06 Aug Article: How Do I Make Super Contributions?
In one of our previous articles, we discussed doing a ‘health check‘ of your superannuation Funds.
This article is going to discuss ‘how‘ you can go about it.
How do I make super contributions?
There are typically three types of super contributions: employer contributions, personal contributions and government contributions.
Employer super contributions
For most people, your employer must pay an amount equal to 9.5% of your salary into your super fund account. This is on top of your salary or wages. Over the course of your working life, these contributions from your employer add up, or ‘accumulate’, which is why they are known as accumulation funds. Your super money is invested by your super fund so you will earn investment returns on the money.
Employer contributions are based on your ‘ordinary time earnings’. For example, if your ordinary time earnings are $50,000 then you should be paid an additional $4,750 into super. Ordinary time earnings are what you earn for ordinary hours of work including over-award payments, bonuses, commissions, allowances and certain paid leave. See the ATO’s information on using ordinary time earnings to calculate the super guarantee.
Work out how much your employer should be paying into your super fund.
employer contributions calculator (link attached) or try…..
Super contributions if you’re self-employed
If you are self-employed you are responsible for making your own super contributions, but they are tax deductible. See super for self-employed people for more information.
Personal super contributions
You can make extra contributions by:
- Salary sacrificing – Your employer can direct some of your pre-tax income into super. This will be deducted by your employer and sent to the fund with your employer contributions. Your funds are ‘not’ taxed at your Employer but Taxed at your superfund @ only 15%. This is great if you are sitting in a higher tax margin.
- Personal contributions from your pay – You can ask your employer to make personal contributions from the money you have paid tax on. Lower-income earners who do this may be entitled to government co-contributions. See super contributions.
- Bank transfer – You can transfer some of your savings into your super account using BPay or direct deposit. Ask your super fund for details but make sure you identify if it is ‘Salary Sacrificing’ OR ‘Personal Contributions’ as personal contributions are already taxed as wages & you do not want to be taxed again at the superfund which is what happens if you state they are ‘Salary sacrificed’ funds, these are taxed only at the Fund. (We will cover this a lot more in a future post).
- Super transfer – Transferring all or some of your super from another fund into your main super account. This is usually called a ‘Roll over’ of Super.

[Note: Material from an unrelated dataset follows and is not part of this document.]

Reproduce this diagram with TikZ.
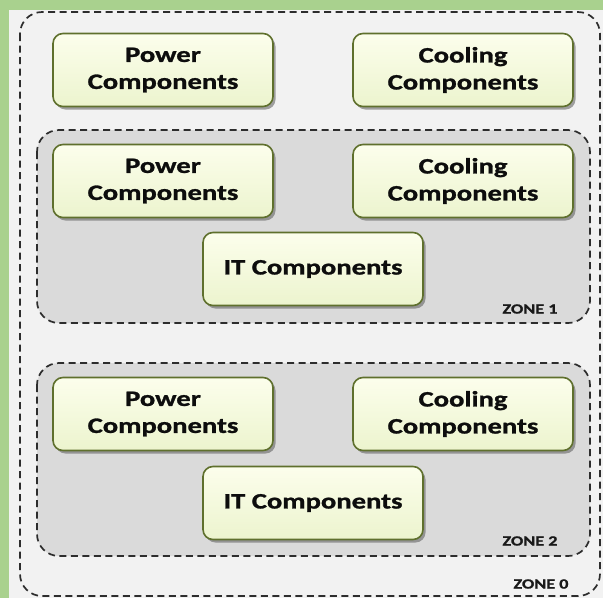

Bonus contributions from the government
If you put your own after-tax money into super, you could receive a government co-contribution, depending on how much money you earn. Lower income earners can receive up to an extra $500 by making personal after tax contributions. See super contributions.

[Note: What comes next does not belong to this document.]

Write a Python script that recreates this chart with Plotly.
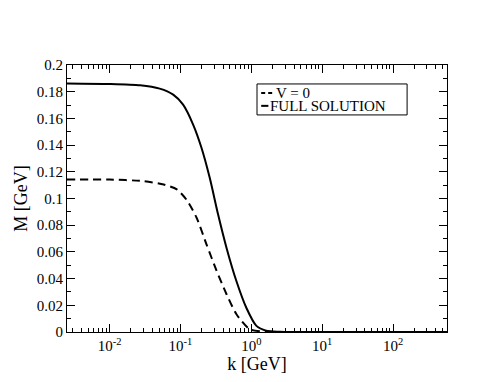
import plotly.graph_objects as go

# values
k_full = [0.0025, 0.01, 0.027, 0.051, 0.079, 0.109, 0.151, 0.198, 0.259, 0.34,
          0.447, 0.617, 0.853, 1.18, 1.62, 2.5, 4, 6, 10, 30, 100, 575]
m_full = [0.1862, 0.1858, 0.1848, 0.1823, 0.1778, 0.1703, 0.1554, 0.138, 0.1155, 0.088,
          0.063, 0.038, 0.018, 0.0046, 0.001, 0.0002, 0.0, 0.0, 0.0, 0.0, 0.0, 0.0]

k_v0 = [0.0025, 0.01, 0.03, 0.058, 0.089, 0.122, 0.169, 0.233, 0.324, 0.447,
        0.617, 0.955, 1.58, 2.5, 4, 6, 10, 30, 100, 575]
m_v0 = [0.1143, 0.1142, 0.113, 0.1105, 0.1068, 0.099, 0.0856, 0.0657, 0.0458, 0.0283,
        0.0133, 0.002, 0.0003, 0.0, 0.0, 0.0, 0.0, 0.0, 0.0, 0.0]

series_names = ["V = 0", "FULL SOLUTION"]

x_major = [0.01, 0.1, 1, 10, 100]
x_labels = ["10<sup>-2</sup>", "10<sup>-1</sup>", "10<sup>0</sup>", "10<sup>1</sup>", "10<sup>2</sup>"]
x_minor = [m * 10 ** e for e in range(-3, 3) for m in range(2, 10)]

y_major = [round(0.02 * i, 2) for i in range(11)]
y_labels = ["0"] + ["%g" % v for v in y_major[1:]]
y_minor = [round(0.01 * i, 2) for i in range(21)]

font = "Liberation Serif"

fig = go.Figure()
fig.add_trace(go.Scatter(x=k_v0, y=m_v0, mode="lines", name=series_names[0],
                         line=dict(color="black", width=2, dash="8px,5px",
                                   shape="spline", smoothing=0.7)))
fig.add_trace(go.Scatter(x=k_full, y=m_full, mode="lines", name=series_names[1],
                         line=dict(color="black", width=2, shape="spline", smoothing=0.7)))

# legend box drawn by hand so its rows sit as tight as in the original
fig.add_shape(type="rect", xref="paper", yref="paper", x0=0.5, x1=0.895, y0=0.813, y1=0.929,
              line=dict(color="black", width=1), fillcolor="white", layer="above")
rows = [(0.895, "4px,3px", 0.511, 0.541, 0.546), (0.847, "solid", 0.511, 0.53, 0.53)]
for (yy, dsh, lx0, lx1, tx), name in zip(rows, series_names):
    fig.add_shape(type="line", xref="paper", yref="paper", x0=lx0, x1=lx1, y0=yy, y1=yy,
                  line=dict(color="black", width=2, dash=dsh), layer="above")
    fig.add_annotation(x=tx, y=yy, xref="paper", yref="paper", text=name, showarrow=False,
                       xanchor="left", yanchor="middle", font=dict(family=font, size=15))

fig.update_layout(
    width=494, height=382,
    margin=dict(l=57, r=55, t=57, b=58),
    paper_bgcolor="white", plot_bgcolor="white",
    font=dict(family=font, size=15, color="black"),
    showlegend=False,
)
fig.update_xaxes(
    type="log", range=[-2.6, 2.76],
    tickvals=x_major, ticktext=x_labels,
    ticks="inside", ticklen=8, tickcolor="black",
    minor=dict(tickvals=x_minor, ticks="inside", ticklen=4, tickcolor="black"),
    showline=True, linecolor="black", linewidth=1, mirror="allticks",
    showgrid=False, zeroline=False,
    title=dict(text="k [GeV]", standoff=0),
    tickfont=dict(family=font, size=15),
)
fig.update_yaxes(
    range=[0, 0.2],
    tickvals=y_major, ticktext=y_labels,
    ticks="inside", ticklen=8, tickcolor="black",
    minor=dict(tickvals=y_minor, ticks="inside", ticklen=4, tickcolor="black"),
    showline=True, linecolor="black", linewidth=1, mirror="allticks",
    showgrid=False, zeroline=False,
    title=dict(text="M [GeV]", standoff=4),
    tickfont=dict(family=font, size=15),
)

fig.write_html("out.html")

If you earn up to $37,000 you may also get a ‘low income super tax offset’ of up to $500 from the government. You don’t need to add extra money to your super to be eligible for this payment. Both of these payments will be paid into your super automatically after you have lodged your tax return.
What happens to my super money?
Money in your super fund account is invested by your super fund. Most super funds offer a variety of investment options. These usually include pre-mixed options that will contain a mix of different asset classes, and single sector options such as cash, property and shares.
Your investment returns will impact how quickly your super grows so it’s important to choose an investment option that is appropriate for your investment timeframe and tolerance for market fluctuations. See super investment options for more information.
If you have more than one super fund you can combine them to save fees and make it easier to keep track of your super. Read more about consolidating super funds.
When you retire your super can be taken as a lump sum, a regular income stream, or a combination of both. If you choose to take your super as a retirement income stream, the money that you’re not accessing continues to work for you and earn interest. See income from super for more information.
When can I access my super?
If you retire and have reached your preservation age, you can withdraw your super. The table below shows when you can access your super, according to when you were born. Here are more details on how to get access to your super.
|Your date of birth||Age you can access your super
|Before 1 July 1960||55|
|1 July 1960 – 30 June 1961||56|
|1 July 1961 – 30 June 1962||57|
|1 July 1962 – 30 June 1963||58|
|1 July 1963 – 30 June 1964||59|
|From 1 July 1964||60|
Understanding how super works can help you make the most of it, whether you are just starting out, are close to retirement or have already retired. Learn the basics and you can become your own super hero.